Background:
We have one project that use spark process some log/csv files, each file size is very large, for example 20GB.
So we need to compress the log/csv file
Example
HDFS block size: 128M, and we have a 1GB log file.
if file is not compressed, there will be 8 blocks in HDFS
var rddFlat = sc.textFile("hdfs:///tmp/test.log")
rddFlat.partition.length will be 8 (since there will be 8 input splits)
if use bzip2, suppose after compression the compressed size is 256MB(actually bz has high compress ratio), there will be 2 blocks
var rddCompress = sc.textFile("hdfs:///tmp/test.log.bz2")
rddCompress.partition.length will be 2 (is it right?)
if we have the following transformation and action
var cnFlat = rddFlat.map(x => x.contains("error")).count();
var cnCompress = rddCompress.map(x => x.contains("error")).count();
My doubts
(The relation of HDFS block, input split and spark partitions of compressed file, splittable and not splittable compression)

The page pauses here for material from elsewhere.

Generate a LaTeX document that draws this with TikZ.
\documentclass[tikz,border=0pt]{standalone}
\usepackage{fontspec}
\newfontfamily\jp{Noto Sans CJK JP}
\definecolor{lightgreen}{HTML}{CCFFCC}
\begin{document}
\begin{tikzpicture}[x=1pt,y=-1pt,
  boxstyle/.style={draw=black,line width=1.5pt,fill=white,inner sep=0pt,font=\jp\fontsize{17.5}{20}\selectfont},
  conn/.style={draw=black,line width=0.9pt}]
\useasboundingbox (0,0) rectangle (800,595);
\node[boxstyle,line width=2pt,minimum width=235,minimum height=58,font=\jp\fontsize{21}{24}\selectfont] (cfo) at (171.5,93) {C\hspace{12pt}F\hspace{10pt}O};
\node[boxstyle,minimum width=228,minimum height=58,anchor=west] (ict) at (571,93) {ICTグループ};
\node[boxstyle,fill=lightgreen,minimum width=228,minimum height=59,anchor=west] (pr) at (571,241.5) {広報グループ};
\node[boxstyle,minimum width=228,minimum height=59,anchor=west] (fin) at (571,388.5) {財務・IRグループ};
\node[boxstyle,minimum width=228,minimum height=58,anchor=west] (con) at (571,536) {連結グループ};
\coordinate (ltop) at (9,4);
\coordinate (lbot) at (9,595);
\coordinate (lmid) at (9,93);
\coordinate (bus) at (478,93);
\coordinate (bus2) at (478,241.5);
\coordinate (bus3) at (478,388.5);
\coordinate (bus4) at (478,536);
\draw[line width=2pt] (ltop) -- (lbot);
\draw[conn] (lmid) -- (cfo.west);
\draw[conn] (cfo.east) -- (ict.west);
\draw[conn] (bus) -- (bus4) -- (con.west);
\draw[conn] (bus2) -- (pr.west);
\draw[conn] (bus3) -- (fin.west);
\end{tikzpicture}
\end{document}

How spark handle the compressed partitions?
each executor of spark will uncompressed their assinged partition into spark block and do the transformations and action on the block?

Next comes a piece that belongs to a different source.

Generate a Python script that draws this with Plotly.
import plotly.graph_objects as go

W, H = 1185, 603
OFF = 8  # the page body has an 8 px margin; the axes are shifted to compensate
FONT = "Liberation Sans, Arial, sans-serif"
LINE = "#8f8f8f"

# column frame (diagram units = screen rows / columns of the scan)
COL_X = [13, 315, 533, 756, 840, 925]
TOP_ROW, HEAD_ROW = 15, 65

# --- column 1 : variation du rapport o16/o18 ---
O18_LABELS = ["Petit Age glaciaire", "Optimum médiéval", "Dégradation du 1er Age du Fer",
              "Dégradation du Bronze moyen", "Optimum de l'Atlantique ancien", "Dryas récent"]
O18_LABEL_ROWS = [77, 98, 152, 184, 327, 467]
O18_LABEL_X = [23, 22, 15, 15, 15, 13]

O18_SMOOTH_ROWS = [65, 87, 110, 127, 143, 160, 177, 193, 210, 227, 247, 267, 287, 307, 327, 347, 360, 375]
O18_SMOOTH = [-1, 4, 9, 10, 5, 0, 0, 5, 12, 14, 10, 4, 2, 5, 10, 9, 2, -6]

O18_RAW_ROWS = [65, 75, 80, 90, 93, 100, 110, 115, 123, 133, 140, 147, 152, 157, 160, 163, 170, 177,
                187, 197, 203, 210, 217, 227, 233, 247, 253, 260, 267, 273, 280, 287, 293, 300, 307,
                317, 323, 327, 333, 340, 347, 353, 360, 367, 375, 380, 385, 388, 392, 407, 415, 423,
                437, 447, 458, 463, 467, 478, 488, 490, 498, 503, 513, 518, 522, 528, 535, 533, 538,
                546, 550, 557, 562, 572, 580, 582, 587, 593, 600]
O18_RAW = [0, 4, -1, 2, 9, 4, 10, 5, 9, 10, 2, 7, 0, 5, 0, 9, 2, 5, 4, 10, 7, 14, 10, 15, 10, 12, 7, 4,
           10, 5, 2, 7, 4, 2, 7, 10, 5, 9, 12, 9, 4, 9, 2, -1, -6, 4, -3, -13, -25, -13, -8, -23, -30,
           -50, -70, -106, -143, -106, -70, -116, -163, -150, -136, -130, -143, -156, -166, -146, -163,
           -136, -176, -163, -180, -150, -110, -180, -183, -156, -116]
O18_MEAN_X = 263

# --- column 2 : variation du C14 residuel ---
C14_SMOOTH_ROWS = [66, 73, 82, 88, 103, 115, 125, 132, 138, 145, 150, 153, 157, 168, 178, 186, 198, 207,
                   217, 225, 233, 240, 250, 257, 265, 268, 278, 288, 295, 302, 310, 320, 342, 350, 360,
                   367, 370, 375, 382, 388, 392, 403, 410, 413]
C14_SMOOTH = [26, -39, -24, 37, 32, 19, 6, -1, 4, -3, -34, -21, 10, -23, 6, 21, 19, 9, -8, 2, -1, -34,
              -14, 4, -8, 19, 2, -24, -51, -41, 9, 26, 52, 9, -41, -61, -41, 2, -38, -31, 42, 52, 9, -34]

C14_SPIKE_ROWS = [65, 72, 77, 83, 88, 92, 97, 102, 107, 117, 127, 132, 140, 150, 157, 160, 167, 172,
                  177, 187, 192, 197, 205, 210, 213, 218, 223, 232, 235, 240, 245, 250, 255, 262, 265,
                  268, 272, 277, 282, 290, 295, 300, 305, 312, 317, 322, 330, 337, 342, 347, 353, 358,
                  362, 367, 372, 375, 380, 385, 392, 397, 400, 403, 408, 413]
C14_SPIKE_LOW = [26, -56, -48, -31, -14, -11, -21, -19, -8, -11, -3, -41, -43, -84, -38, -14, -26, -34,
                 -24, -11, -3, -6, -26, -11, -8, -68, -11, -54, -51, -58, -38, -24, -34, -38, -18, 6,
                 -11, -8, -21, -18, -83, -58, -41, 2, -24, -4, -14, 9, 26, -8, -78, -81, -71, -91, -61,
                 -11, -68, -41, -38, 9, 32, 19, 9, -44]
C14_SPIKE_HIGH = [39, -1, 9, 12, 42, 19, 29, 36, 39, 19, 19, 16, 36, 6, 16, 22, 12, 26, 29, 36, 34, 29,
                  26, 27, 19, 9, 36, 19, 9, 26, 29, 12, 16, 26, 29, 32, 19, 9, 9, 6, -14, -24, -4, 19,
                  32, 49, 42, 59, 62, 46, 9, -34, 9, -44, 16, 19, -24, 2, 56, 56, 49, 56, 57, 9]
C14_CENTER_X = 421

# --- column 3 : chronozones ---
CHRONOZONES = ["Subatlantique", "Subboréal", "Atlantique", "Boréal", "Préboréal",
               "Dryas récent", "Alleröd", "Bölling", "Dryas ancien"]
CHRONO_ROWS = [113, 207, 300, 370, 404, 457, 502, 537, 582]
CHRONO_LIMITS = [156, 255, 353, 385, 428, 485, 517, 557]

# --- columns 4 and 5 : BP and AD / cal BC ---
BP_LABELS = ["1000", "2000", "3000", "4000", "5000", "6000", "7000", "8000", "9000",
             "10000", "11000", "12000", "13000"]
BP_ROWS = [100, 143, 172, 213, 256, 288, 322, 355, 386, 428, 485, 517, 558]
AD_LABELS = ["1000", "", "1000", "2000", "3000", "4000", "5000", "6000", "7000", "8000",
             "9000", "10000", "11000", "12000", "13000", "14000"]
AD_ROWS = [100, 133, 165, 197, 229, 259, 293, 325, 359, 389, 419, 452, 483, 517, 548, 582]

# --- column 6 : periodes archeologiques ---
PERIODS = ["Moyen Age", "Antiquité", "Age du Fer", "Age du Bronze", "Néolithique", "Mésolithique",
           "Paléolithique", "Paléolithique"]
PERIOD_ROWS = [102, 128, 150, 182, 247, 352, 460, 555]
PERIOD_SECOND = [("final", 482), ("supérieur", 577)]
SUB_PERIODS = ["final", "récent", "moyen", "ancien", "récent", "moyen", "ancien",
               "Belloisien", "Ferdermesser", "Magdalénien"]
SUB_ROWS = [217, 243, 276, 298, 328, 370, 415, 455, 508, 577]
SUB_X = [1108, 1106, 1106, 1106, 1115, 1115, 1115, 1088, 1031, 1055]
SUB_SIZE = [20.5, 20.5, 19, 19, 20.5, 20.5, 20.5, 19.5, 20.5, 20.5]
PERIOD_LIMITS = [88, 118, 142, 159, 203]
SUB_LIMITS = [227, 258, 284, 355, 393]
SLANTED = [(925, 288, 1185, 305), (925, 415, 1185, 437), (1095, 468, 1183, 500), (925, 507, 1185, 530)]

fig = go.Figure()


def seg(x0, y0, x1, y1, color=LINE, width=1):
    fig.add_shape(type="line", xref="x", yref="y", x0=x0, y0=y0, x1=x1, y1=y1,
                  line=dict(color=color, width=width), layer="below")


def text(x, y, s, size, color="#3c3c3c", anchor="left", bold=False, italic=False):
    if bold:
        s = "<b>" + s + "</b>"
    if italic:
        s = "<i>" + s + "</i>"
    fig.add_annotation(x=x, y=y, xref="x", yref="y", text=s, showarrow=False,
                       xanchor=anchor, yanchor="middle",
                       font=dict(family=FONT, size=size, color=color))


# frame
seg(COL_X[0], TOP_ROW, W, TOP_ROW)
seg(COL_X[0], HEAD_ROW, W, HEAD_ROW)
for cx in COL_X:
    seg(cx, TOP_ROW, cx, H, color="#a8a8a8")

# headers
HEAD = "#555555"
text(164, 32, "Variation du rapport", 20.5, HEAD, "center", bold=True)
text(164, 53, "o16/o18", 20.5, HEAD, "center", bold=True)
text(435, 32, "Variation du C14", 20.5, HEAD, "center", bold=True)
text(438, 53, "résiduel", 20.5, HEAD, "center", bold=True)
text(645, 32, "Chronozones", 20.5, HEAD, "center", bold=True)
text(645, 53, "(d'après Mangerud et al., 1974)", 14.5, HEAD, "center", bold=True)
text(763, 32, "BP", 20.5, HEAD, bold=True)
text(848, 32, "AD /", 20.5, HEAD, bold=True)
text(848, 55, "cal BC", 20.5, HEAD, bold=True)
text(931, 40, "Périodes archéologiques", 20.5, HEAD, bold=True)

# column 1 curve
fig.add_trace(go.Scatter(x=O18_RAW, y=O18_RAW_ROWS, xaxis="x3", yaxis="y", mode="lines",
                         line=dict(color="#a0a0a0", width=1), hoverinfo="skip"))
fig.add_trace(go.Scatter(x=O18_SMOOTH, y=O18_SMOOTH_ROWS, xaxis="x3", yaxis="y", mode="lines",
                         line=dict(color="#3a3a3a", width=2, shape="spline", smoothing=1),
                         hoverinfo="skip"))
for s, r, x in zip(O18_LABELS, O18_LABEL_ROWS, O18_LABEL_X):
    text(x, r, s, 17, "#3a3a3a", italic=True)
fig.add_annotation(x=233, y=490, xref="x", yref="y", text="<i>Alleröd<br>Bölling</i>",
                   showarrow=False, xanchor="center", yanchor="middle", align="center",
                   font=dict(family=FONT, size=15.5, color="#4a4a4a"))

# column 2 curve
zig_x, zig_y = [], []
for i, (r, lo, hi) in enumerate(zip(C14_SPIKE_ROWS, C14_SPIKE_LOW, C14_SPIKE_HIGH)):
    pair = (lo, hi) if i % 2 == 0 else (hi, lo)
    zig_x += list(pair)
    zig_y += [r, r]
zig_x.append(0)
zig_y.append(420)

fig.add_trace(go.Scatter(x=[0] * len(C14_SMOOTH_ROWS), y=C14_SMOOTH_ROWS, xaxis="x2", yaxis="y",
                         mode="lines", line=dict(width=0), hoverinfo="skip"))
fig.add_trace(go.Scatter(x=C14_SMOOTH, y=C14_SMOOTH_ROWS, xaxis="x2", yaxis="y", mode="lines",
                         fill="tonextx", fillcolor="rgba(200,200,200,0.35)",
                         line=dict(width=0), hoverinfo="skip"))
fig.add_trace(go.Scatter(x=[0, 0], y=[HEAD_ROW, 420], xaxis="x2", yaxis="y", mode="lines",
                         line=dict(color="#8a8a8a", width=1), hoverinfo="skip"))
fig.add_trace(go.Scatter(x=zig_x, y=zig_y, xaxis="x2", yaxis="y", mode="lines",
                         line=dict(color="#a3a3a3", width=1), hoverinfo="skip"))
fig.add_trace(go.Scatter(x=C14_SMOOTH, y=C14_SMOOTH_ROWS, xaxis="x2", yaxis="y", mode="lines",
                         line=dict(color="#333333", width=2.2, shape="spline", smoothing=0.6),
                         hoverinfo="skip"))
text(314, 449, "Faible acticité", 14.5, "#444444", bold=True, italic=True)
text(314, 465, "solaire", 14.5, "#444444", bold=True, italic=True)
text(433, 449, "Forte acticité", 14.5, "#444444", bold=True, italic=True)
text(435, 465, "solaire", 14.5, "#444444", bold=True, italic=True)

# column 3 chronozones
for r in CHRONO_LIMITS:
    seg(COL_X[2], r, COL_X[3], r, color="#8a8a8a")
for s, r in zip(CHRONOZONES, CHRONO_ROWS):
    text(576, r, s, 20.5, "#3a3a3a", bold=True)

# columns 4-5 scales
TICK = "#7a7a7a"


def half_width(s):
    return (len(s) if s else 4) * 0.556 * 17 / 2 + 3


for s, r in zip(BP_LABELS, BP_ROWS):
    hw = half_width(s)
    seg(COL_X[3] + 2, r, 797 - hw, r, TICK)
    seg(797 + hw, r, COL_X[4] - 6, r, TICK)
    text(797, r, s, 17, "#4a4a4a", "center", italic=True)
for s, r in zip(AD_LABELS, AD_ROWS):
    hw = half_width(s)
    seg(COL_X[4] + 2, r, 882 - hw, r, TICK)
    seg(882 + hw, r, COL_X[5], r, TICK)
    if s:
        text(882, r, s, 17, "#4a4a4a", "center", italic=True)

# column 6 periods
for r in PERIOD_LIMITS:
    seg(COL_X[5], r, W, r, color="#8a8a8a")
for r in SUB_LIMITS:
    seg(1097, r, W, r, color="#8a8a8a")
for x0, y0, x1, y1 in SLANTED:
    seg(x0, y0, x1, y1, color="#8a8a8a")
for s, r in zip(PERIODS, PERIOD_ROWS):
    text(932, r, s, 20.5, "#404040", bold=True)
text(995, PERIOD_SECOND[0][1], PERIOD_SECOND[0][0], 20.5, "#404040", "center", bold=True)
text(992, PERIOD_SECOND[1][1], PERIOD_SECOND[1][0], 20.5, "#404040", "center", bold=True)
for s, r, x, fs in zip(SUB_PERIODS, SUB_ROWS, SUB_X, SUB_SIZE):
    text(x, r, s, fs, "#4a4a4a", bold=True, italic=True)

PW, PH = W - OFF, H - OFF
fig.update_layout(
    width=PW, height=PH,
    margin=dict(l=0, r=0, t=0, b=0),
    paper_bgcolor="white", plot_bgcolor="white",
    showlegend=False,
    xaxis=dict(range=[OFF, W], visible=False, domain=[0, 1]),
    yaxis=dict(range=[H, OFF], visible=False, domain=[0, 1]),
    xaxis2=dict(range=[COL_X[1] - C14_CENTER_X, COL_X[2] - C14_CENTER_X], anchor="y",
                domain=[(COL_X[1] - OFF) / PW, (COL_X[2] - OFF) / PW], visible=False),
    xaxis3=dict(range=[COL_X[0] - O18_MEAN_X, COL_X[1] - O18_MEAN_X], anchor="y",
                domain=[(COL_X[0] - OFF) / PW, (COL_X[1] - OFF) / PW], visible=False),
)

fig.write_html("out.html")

Which one is slower, if we remove the uncompress time?
the cnCompress calcualtion will be slower? for there are only 2 partitions and only two node will do the transformation and action. for the cnFlat there are 8 partitions.
When choosing a compress codec(splittableor not splittable), do we need to consider the compressed size?
After compression, if the compressed size is less or equal to HDFS block size. In terms of splittable, it make no sense whether we choose splittableor not splittable compression codec, because there will be only one partition of spark RDD(I mean only one worker will process the rdd)?